Somewhere during the murderous frenzy of applause as the band appeared, I realized we might be in trouble. Then the opening build-up in “Guerilla Radio” hit and all hell broke loose. Everybody lost their fucking minds. You couldn’t not jump up and down; so powerful was the crush of bodies pogoing all around you, that each person was jolted upward by proxy like a horrible human trampoline. Eric immediately went down, tangled up in a knotty thicket of legs. I scooped him up and slapped a protective arm around him until we were swept upward in a jumping scrum together. It was utter chaos. 20% of me was rocking out, 60% was engaged in self-preservation, and 30% was keeping Eric’s children un-orphaned.

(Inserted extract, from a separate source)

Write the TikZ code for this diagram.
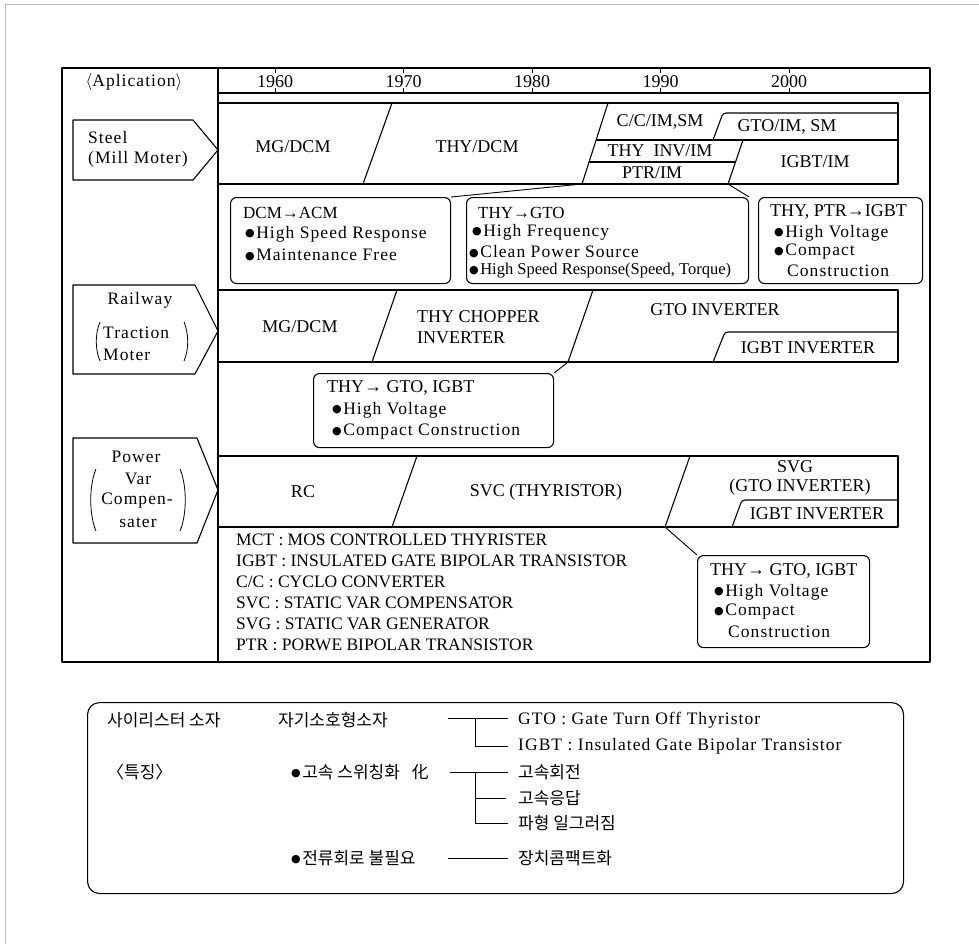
\documentclass[tikz,border=0pt]{standalone}
\usepackage{fontspec}
\setmainfont{Liberation Serif}
\newfontfamily\lspfont[LetterSpace=6]{Liberation Serif}
\newfontfamily\krfont{Noto Sans CJK KR}
\newfontfamily\symfont{DejaVu Sans}
\newcommand\bul{{\symfont\fontsize{11}{11}\selectfont\raisebox{1.5pt}{●}}\hspace{1.5pt}}
\tikzset{
 frame/.style={line width=1.4pt},
 bandline/.style={line width=1.1pt},
 thinline/.style={line width=0.9pt},
 paren/.style={line width=0.8pt},
 caplbl/.style={font=\fontsize{18}{21}\selectfont, inner sep=0pt},
 smalllbl/.style={font=\fontsize{16.5}{19}\selectfont, inner sep=0pt, anchor=west},
 mixlbl/.style={font=\lspfont\fontsize{17.5}{21}\selectfont, inner sep=0pt, anchor=west},
 legendlbl/.style={font=\fontsize{17.5}{21}\selectfont, inner sep=0pt, anchor=west},
 callout/.style={draw, line width=1.1pt, rounded corners=6pt, inner sep=0pt, anchor=north west},
 krlbl/.style={font=\krfont\fontsize{17}{19}\selectfont, inner sep=0pt, anchor=west},
 appbox/.style={line width=1.1pt},
}
\begin{document}
\begin{tikzpicture}[x=1pt,y=-1pt,line join=round]
\useasboundingbox (0,0) rectangle (979,944);
\draw[gray!55,line width=0.7pt] (5,944) -- (5,4) -- (979,4);
% ---------- table frame ----------
\draw[frame] (62,68) rectangle (930,662);
\draw[frame] (218,68) -- (218,662);
\draw[bandline] (218,93) -- (930,93);
\node[mixlbl,anchor=center] (app) at (134,82) {$\langle$Aplication$\rangle$};
\foreach \yr [count=\i from 0] in {1960,1970,1980,1990,2000} {
  \pgfmathsetmacro\xx{275+128.5*\i}
  \draw[thinline] (\xx,68) -- (\xx,73) (\xx,88) -- (\xx,93);
  \node[caplbl] (y\yr) at (\xx,82) {\yr};
}
% ---------- application arrows ----------
\draw[appbox] (73,120) -- (193,120) -- (218,150) -- (193,180) -- (73,180) -- cycle;
\node[mixlbl] (steelA) at (88,138) {Steel};
\node[mixlbl] (steelB) at (88,159) {(Mill Moter)};
\draw[appbox] (73,285) -- (195,285) -- (218,331) -- (195,374) -- (73,374) -- cycle;
\node[mixlbl,anchor=center] (railA) at (140,300) {Railway};
\node[mixlbl] (railB) at (103,333) {Traction};
\node[mixlbl] (railC) at (103,355) {Moter};
\draw[paren] (100,322) .. controls (95,334) and (95,349) .. (100,361);
\draw[paren] (184,322) .. controls (189,334) and (189,349) .. (184,361);
\draw[appbox] (73,438) -- (197,438) -- (218,490) -- (197,543) -- (73,543) -- cycle;
\node[mixlbl,anchor=center] (powA) at (136,457) {Power};
\node[mixlbl,anchor=center] (powB) at (138,479) {Var};
\node[mixlbl,anchor=center] (powC) at (137,501) {Compen-};
\node[mixlbl,anchor=center] (powD) at (138,523) {sater};
\draw[paren] (96,469) .. controls (89,485) and (89,515) .. (96,531);
\draw[paren] (180,469) .. controls (187,485) and (187,515) .. (180,531);
% ---------- steel band ----------
\draw[bandline] (218,103) -- (898,103) -- (898,184) -- (218,184);
\draw[bandline] (392,103) -- (363,184);
\draw[bandline] (608,103) -- (582,184);
\draw[bandline] (596,140) -- (898,140);
\draw[bandline] (589,162) -- (735.5,162);
\draw[bandline] (743,140) -- (728,184);
\draw[bandline,rounded corners=3pt] (713,140) -- (723,113) -- (898,113);
\node[caplbl] (s1) at (293,147) {MG/DCM};
\node[caplbl] (s2) at (477,147) {THY/DCM};
\node[caplbl] (s3) at (660,122) {C/C/IM,SM};
\node[caplbl] (s4) at (660,151) {THY\ \ INV/IM};
\node[caplbl] (s5) at (652,173) {PTR/IM};
\node[caplbl] (s6) at (787,127) {GTO/IM, SM};
\node[caplbl] (s7) at (815,162) {IGBT/IM};
% ---------- steel callouts ----------
\node[callout,minimum width=220pt,minimum height=86pt] (b1) at (230,197) {};
\node[caplbl,anchor=west,font=\fontsize{17}{20}\selectfont] (b1t) at (243,213) {DCM→ACM};
\node[mixlbl] (b1a) at (245,234) {\bul High Speed Response};
\node[mixlbl] (b1b) at (245,255) {\bul Maintenance Free};
\node[callout,minimum width=282pt,minimum height=86pt] (b2) at (466,197) {};
\node[caplbl,anchor=west,font=\fontsize{17}{20}\selectfont] (b2t) at (478,213) {THY→GTO};
\node[mixlbl] (b2a) at (472,232) {\bul High Frequency};
\node[mixlbl] (b2b) at (469,252) {\bul Clean Power Source};
\node[smalllbl] (b2c) at (469,271) {\bul High Speed Response(Speed, Torque)};
\node[callout,minimum width=164pt,minimum height=86pt] (b3) at (758,197) {};
\node[caplbl,anchor=west] (b3t) at (770,212) {THY, PTR→IGBT};
\node[mixlbl] (b3a) at (774,233) {\bul High Voltage};
\node[mixlbl] (b3b) at (774,252) {\bul Compact};
\node[mixlbl] (b3c) at (787,271) {Construction};
\coordinate (k1) at (582,184);
\coordinate (k2) at (728,184);
\draw[thinline] (b1.north east) -- (k1);
\draw[thinline] (k2) -- (b2.north east);
% ---------- railway band ----------
\draw[bandline] (218,290) -- (898,290) -- (898,362) -- (218,362);
\draw[bandline] (397,290) -- (372,362);
\draw[bandline] (593,290) -- (568,362);
\draw[bandline,rounded corners=3pt] (713,362) -- (725,332) -- (898,332);
\node[caplbl] (r1) at (300,327) {MG/DCM};
\node[caplbl,anchor=west,align=left] (r2) at (417,327) {THY CHOPPER\\INVERTER};
\node[caplbl] (r3) at (715,310) {GTO INVERTER};
\node[caplbl] (r4) at (808,348) {IGBT INVERTER};
\node[callout,minimum width=240pt,minimum height=74pt] (b4) at (313,373) {};
\node[caplbl,anchor=west] (b4t) at (327,388) {THY→ GTO, IGBT};
\node[mixlbl] (b4a) at (332,410) {\bul High Voltage};
\node[mixlbl] (b4b) at (332,432) {\bul Compact Construction};
\coordinate (k3) at (568,362);
\draw[thinline] (k3) -- (b4.north east);
% ---------- power band ----------
\draw[bandline] (218,456) -- (898,456) -- (898,527) -- (218,527);
\draw[bandline] (417,456) -- (392,527);
\draw[bandline] (690,456) -- (665,527);
\draw[bandline,rounded corners=3pt] (732,527) -- (742,500) -- (898,500);
\node[caplbl] (p1) at (303,492) {RC};
\node[caplbl] (p2) at (546,492) {SVC (THYRISTOR)};
\node[caplbl] (p3) at (795,467) {SVG};
\node[caplbl] (p4) at (800,487) {(GTO INVERTER)};
\node[caplbl] (p5) at (817,514) {IGBT INVERTER};
\node[callout,minimum width=172pt,minimum height=92pt] (b5) at (697,555) {};
\node[caplbl,anchor=west] (b5t) at (710,571) {THY→ GTO, IGBT};
\node[mixlbl] (b5a) at (714,592) {\bul High Voltage};
\node[mixlbl] (b5b) at (714,612) {\bul Compact};
\node[mixlbl] (b5c) at (728,632) {Construction};
\coordinate (k4) at (665,527);
\draw[thinline] (k4) -- (b5.north west);
% ---------- abbreviations ----------
\node[legendlbl] (l1) at (236,540) {MCT : MOS CONTROLLED THYRISTER};
\node[legendlbl] (l2) at (236,561) {IGBT : INSULATED GATE BIPOLAR TRANSISTOR};
\node[legendlbl] (l3) at (236,582) {C/C : CYCLO CONVERTER};
\node[legendlbl] (l4) at (236,603) {SVC : STATIC VAR COMPENSATOR};
\node[legendlbl] (l5) at (236,624) {SVG : STATIC VAR GENERATOR};
\node[legendlbl] (l6) at (236,645) {PTR : PORWE BIPOLAR TRANSISTOR};
% ---------- bottom box ----------
\node[draw,line width=1.1pt,rounded corners=12pt,minimum width=816pt,minimum height=191pt,anchor=north west,inner sep=0pt] (bot) at (87,702) {};
\node[krlbl] (ka) at (107,720) {사이리스터 소자};
\node[krlbl] (kb) at (278,720) {자기소호형소자};
\node[mixlbl] (g1) at (518,720) {GTO : Gate Turn Off Thyristor};
\node[mixlbl] (g2) at (518,746) {IGBT : Insulated Gate Bipolar Transistor};
\node[krlbl] (kc) at (107,772) {〈특징〉};
\node[krlbl] (kd) at (291,772) {\bul 고속 스위칭화\hspace{12pt}化};
\node[krlbl] (ke) at (518,772) {고속회전};
\node[krlbl] (kf) at (518,798) {고속응답};
\node[krlbl] (kg) at (518,823) {파형 일그러짐};
\node[krlbl] (kh) at (291,858) {\bul 전류회로 불필요};
\node[krlbl] (ki) at (518,858) {장치콤팩트화};
\coordinate (t1s) at (448,718); \coordinate (t1j) at (475,718);
\coordinate (t1a) at (508,718); \coordinate (t1b) at (508,746);
\draw[thinline] (t1s) -- (t1a);
\draw[thinline] (t1j) |- (t1b);
\coordinate (t2s) at (450,772); \coordinate (t2j) at (475,772);
\coordinate (t2a) at (508,772); \coordinate (t2b) at (506,798); \coordinate (t2c) at (508,823);
\draw[thinline] (t2s) -- (t2a);
\draw[thinline] (t2j) |- (t2c);
\draw[thinline] (t2j |- t2b) -- (t2b);
\coordinate (t3s) at (448,858); \coordinate (t3e) at (508,858);
\draw[thinline] (t3s) -- (t3e);
\end{tikzpicture}
\end{document}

After a couple songs worth of perpetual mayhem, the texts started rolling in. Lindsey was missing. Sarah was alone and having a bad time. I screamed into Eric’s ear that he had to go find his wife, and saw a flurry of emotions in response. I saw the 17-year-old Eric who couldn’t bear to miss this, and the 27-year-old provider who’d had a weird day and was relieved it was almost over. He left to go look for her exactly when “Bombtrack” kicked in and I took a flying elbow in the occipital lobe.
A few minutes later, I got a text from Eric that read simply, “We have to leave.” I was in no position to disagree. During the prophetically titled “Tire Me,” I made my way out of the madness to find the others. When Sarah and I caught up to Eric and Lindsey, Eric looked stricken. I didn’t asked in what state he’d found Lindsey, and I never will.
At the concert in 1997, we’d arrived too late, and at this one, we left too early. Nothing at all about how the day had gone, or about my relationship with Sarah, which ended a few months later, forced me to do an inventory about what other regrets I may have currently been living through without regretting them in real-time. I was just chuffed to have come as far as I had from being a 17-year-old overweight Milhouse. I never really thought much at the time about whether I could be going further.
The shuttle bus leaving Roosevelt Island was dank, muddy, and gross and, just like ten years before, it would take us hours to get home. But it was the only way.